1. LLC with S Corp Election
2. Differences Between LLCs and S Corporations
3. Taxation for LLCs and S Corporations
4. How to Set Up an S Corporation

LLC with S Corp Election

LLC with S corp election refers to when a limited liability company (LLC) chooses to be considered as an S corporation (S corp), which can offer distinct tax advantages.

The LLC is the newest business form, with a high advantage in flexibility where taxes are concerned. When one is running an LLC, they can be taxed in several ways, which allows them to save money both in their business and as their owner. That said, LLCs tend to remain with the default tax form, and some find electing the S corp status can be more advantageous still.

Differences Between LLCs and S Corporations

LLCs and S corps are two of the most common small business legal structures, and many entrepreneurs struggle with which form best suits their needs, as both have their advantages.

For instance, both LLCs and S corps are not taxed for their profits—the taxes are passed on to the owner(s). Also, both forms give the owner(s) liability protection by separating them from their business. However, there are several key differences in advantages that must be highlighted.

LLC taxation advantages include:

  • Fewer state forms and filings, documentation requirements, and formal meetings.
  • Lower start-up costs.
  • More flexibility for profit and loss allocation amongst owners. Percentage of profit distribution can be raised and lowered as you see fit.

S corp taxation advantages include:

  • Greater flexibility in earning distribution to owners. Earnings can be divided into wages and salaries or into distributions, which are considered passive income.
  • FICA tax for Medicare and social security only applies to wages and salaries. (However, you must give yourself a reasonable salary: taking a $20,000 salary and $150,000 distribution is not allowed.)

Also, it should be noted that in an LLC the owner is not considered an employee for tax purposes, while in an S corp the owner is, so long as they perform more than minor duties. For this reason and others, a small business owner has much to consider.

Taxation for LLCs and S Corporations

One of the major differences between LLCs and S corps is how they are taxed. When it comes to LLC taxation, the following key qualities must be considered:

  • LLCs can choose to be taxed as C corps or S corps by filing an election document with the IRS. This makes the LLC the same as a corporation in the IRS’s eyes with the same tax requirements.
  • If no election is filed, LLCs are taxed as single-member or multi-member LLCs, in what is called the “default” status by the IRS.
  • Single-member LLCs are taxed as sole proprietorships, with the owner filing a Schedule C form.
  • Multi-member LLCs are taxed as partnerships. They file Form 1065, and individual partners file Schedule K-1 forms.

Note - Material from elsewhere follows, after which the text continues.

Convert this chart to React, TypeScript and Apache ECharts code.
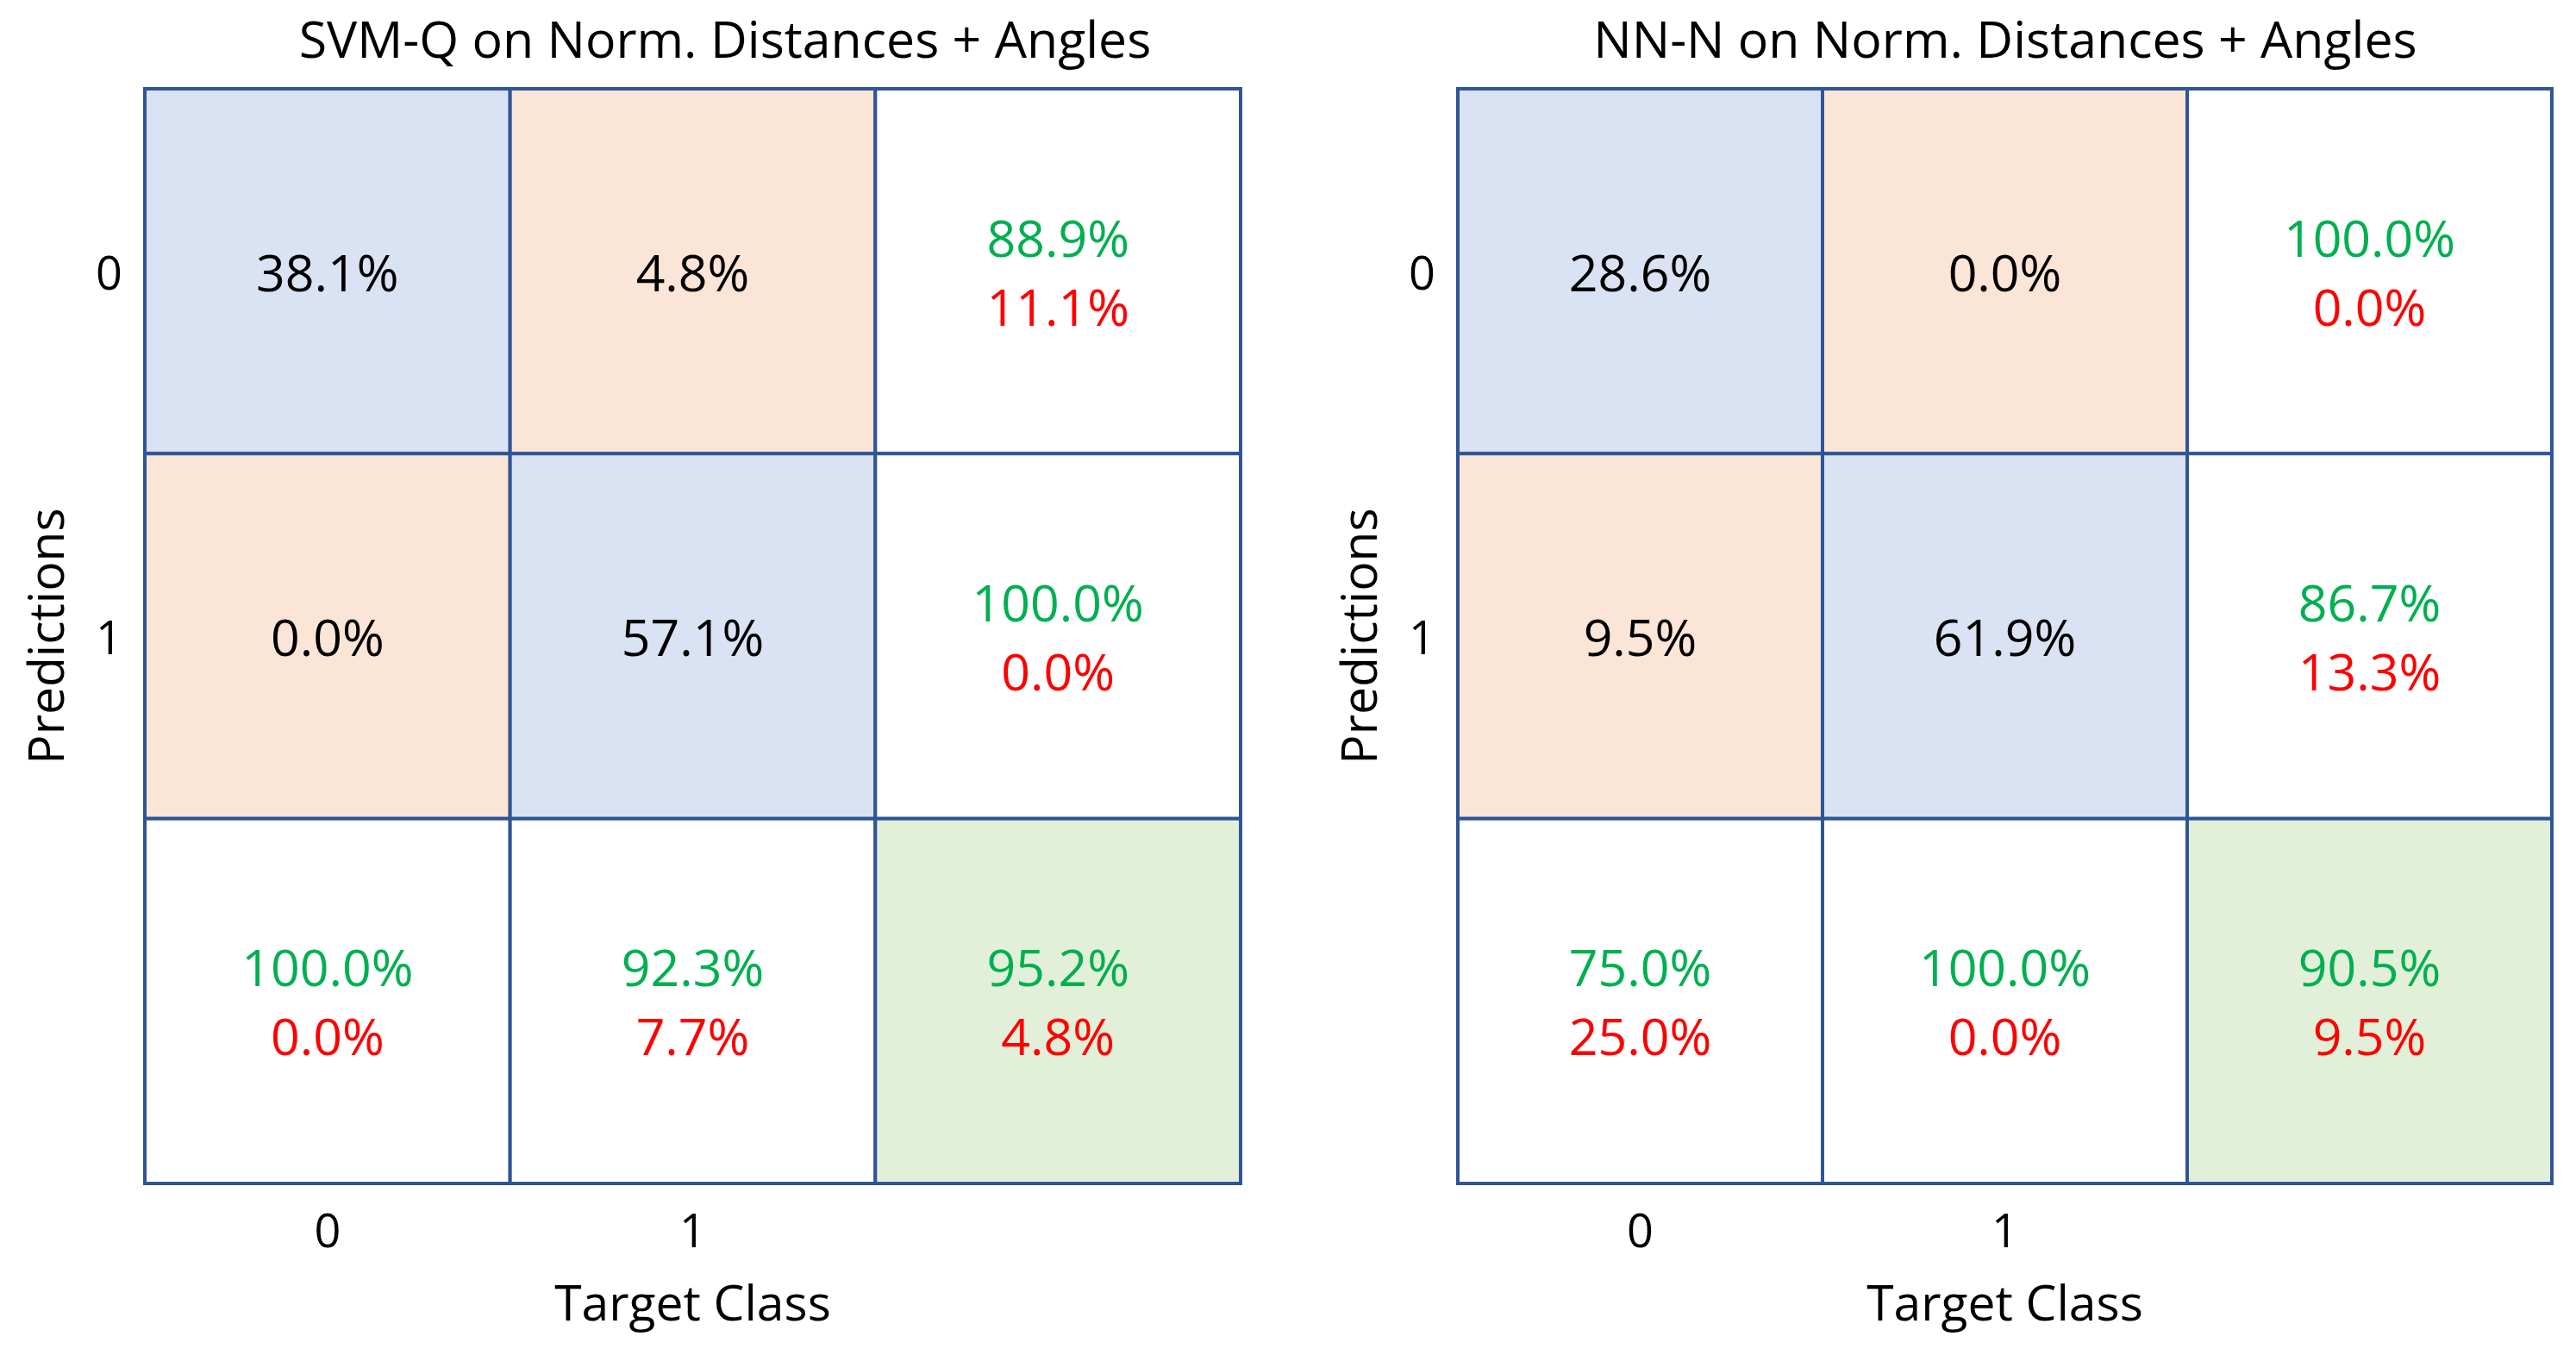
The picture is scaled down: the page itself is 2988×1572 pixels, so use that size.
import React, { useEffect, useRef } from "react";
import * as echarts from "echarts";

// ---- data ----
const targetClasses = ["0", "1", ""];
const predictionClasses = ["0", "1", ""];
const panelTitles = ["SVM-Q on Norm. Distances + Angles", "NN-N on Norm. Distances + Angles"];

// rows = prediction class, cols = target class (percent of all samples)
const svmMatrix = [
  [38.1, 4.8],
  [0.0, 57.1],
];
// per prediction row: [correct %, wrong %]
const svmRowStats = [
  [88.9, 11.1],
  [100.0, 0.0],
];
// per target column: [correct %, wrong %]
const svmColStats = [
  [100.0, 0.0],
  [92.3, 7.7],
];
const svmOverall = [95.2, 4.8];

const nnMatrix = [
  [28.6, 0.0],
  [9.5, 61.9],
];
const nnRowStats = [
  [100.0, 0.0],
  [86.7, 13.3],
];
const nnColStats = [
  [75.0, 25.0],
  [100.0, 0.0],
];
const nnOverall = [90.5, 9.5];

// ---- styles ----
const FONT = "'Open Sans', 'Noto Sans', sans-serif";
const BLUE = "#DAE3F3";
const ORANGE = "#FBE5D6";
const GREEN_BG = "#E2F0D9";
const WHITE = "#FFFFFF";
const BORDER = "#2F5597";
const GREEN_TXT = "#00B050";
const RED_TXT = "#FF0000";

const fmt = (v: number) => v.toFixed(1) + "%";

type Cell = { value: [number, number, number]; color: string; text: string };

function buildCells(
  matrix: number[][],
  rowStats: number[][],
  colStats: number[][],
  overall: number[]
): Cell[] {
  const cells: Cell[] = [];
  for (let r = 0; r < 2; r++) {
    for (let c = 0; c < 2; c++) {
      cells.push({
        value: [c, r, matrix[r][c]],
        color: r === c ? BLUE : ORANGE,
        text: `{k|${fmt(matrix[r][c])}}`,
      });
    }
    cells.push({
      value: [2, r, rowStats[r][0]],
      color: WHITE,
      text: `{g|${fmt(rowStats[r][0])}}\n{r|${fmt(rowStats[r][1])}}`,
    });
  }
  for (let c = 0; c < 2; c++) {
    cells.push({
      value: [c, 2, colStats[c][0]],
      color: WHITE,
      text: `{g|${fmt(colStats[c][0])}}\n{r|${fmt(colStats[c][1])}}`,
    });
  }
  cells.push({
    value: [2, 2, overall[0]],
    color: GREEN_BG,
    text: `{g|${fmt(overall[0])}}\n{r|${fmt(overall[1])}}`,
  });
  return cells;
}

const panels = [
  { cells: buildCells(svmMatrix, svmRowStats, svmColStats, svmOverall), left: 168, width: 1271, titleX: 836 },
  { cells: buildCells(nnMatrix, nnRowStats, nnColStats, nnOverall), left: 1691, width: 1269, titleX: 2321 },
];

const GRID_TOP = 103;
const GRID_H = 1270;

const RICH = {
  k: { fontFamily: FONT, fontSize: 59, fill: "#000000", lineHeight: 80 },
  g: { fontFamily: FONT, fontSize: 59, fill: GREEN_TXT, lineHeight: 80 },
  r: { fontFamily: FONT, fontSize: 59, fill: RED_TXT, lineHeight: 80 },
};

export default function App() {
  const ref = useRef<HTMLDivElement>(null);

  useEffect(() => {
    if (!ref.current) return;
    const chart = echarts.init(ref.current, undefined, { renderer: "svg" });

    const option: any = {
      animation: false,
      backgroundColor: "#FFFFFF",
      textStyle: { fontFamily: FONT },
      title: panels.map((p, i) => ({
        text: panelTitles[i],
        left: p.titleX,
        top: 9,
        textAlign: "center",
        textStyle: { fontFamily: FONT, fontSize: 59, fontWeight: "normal", color: "#000" },
      })),
      grid: panels.map((p) => ({
        left: p.left,
        top: GRID_TOP,
        width: p.width,
        height: GRID_H,
        containLabel: false,
      })),
      xAxis: panels.map((_, i) => ({
        type: "category",
        gridIndex: i,
        data: targetClasses,
        position: "bottom",
        axisLine: { show: false },
        axisTick: { show: false },
        splitLine: { show: false },
        axisLabel: { fontFamily: FONT, fontSize: 54, color: "#000", margin: 26 },
        name: "Target Class",
        nameLocation: "middle",
        nameGap: 108,
        nameTextStyle: { fontFamily: FONT, fontSize: 57, color: "#000" },
      })),
      yAxis: panels.map((_, i) => ({
        type: "category",
        gridIndex: i,
        data: predictionClasses,
        inverse: true,
        axisLine: { show: false },
        axisTick: { show: false },
        splitLine: { show: false },
        axisLabel: { fontFamily: FONT, fontSize: 54, color: "#000", margin: 26 },
        name: "Predictions",
        nameLocation: "middle",
        nameRotate: 90,
        nameGap: 88,
        nameTextStyle: { fontFamily: FONT, fontSize: 57, color: "#000" },
      })),
      series: panels.map((p, i) => ({
        type: "custom",
        xAxisIndex: i,
        yAxisIndex: i,
        encode: { x: 0, y: 1 },
        data: p.cells.map((c) => c.value),
        renderItem: (params: any, api: any) => {
          const cell = p.cells[params.dataIndex];
          const center = api.coord([api.value(0), api.value(1)]);
          const size = api.size([1, 1]);
          return {
            type: "group",
            children: [
              {
                type: "rect",
                shape: {
                  x: center[0] - size[0] / 2,
                  y: center[1] - size[1] / 2,
                  width: size[0],
                  height: size[1],
                },
                style: { fill: cell.color, stroke: BORDER, lineWidth: 4 },
              },
              {
                type: "text",
                x: center[0],
                y: center[1],
                style: {
                  text: cell.text,
                  rich: RICH,
                  align: "center",
                  verticalAlign: "middle",
                },
              },
            ],
          };
        },
      })),
    };

    chart.setOption(option);
    return () => chart.dispose();
  }, []);

  return (
    <div
      ref={ref}
      style={{ position: "fixed", left: 0, top: 0, width: 2988, height: 1572, background: "#fff" }}
    />
  );
}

Meanwhile, for S corps, the following qualities apply:

  • S corps are considered pass-through entities, meaning losses and income pass through them to the owners in their personal tax returns.
  • S corps report income as deductions.
  • S corps file Form 1120S reporting yearly deductions, income, losses, profits, and tax credits.
  • A Schedule K-1 must be filed by shareholders listing their shares of items on Form 1120S.
  • S corp owners/employees are required to report S corp earnings on their Form 1040 and pay their share of Medicare taxes and social security as part of any employee salary they are paid.
  • S corps with larger circulation will not need to pay as high employment taxes.
  • S corps are required to withhold employment tax and federal income from the owner/employee’s pay, as well as pay federal and state unemployment taxes, Medicare taxes, and Social Security on the employee’s behalf.
  • S corps are the only form of business that allow owners to save on Medicare and Social Security taxes.

How to Set Up an S Corporation

If you decide that an S corp election is the best fit for your business, setting up an S corp is relatively simple. All you need to do is file Form 2553 with the IRS within 75 days of the date of your company’s incorporation. However, to elect S corp status, the following is required:

  • That there are no more than 100 shareholders.
  • That all shareholders are U.S. residents.
  • That all shareholders are individuals, not corporations or partnerships.
  • That the stock is of one class only.

If these criteria are met, then you may continue with the process. Then, once done, you will be able to enjoy all the benefits an S corp designation can bring to your business.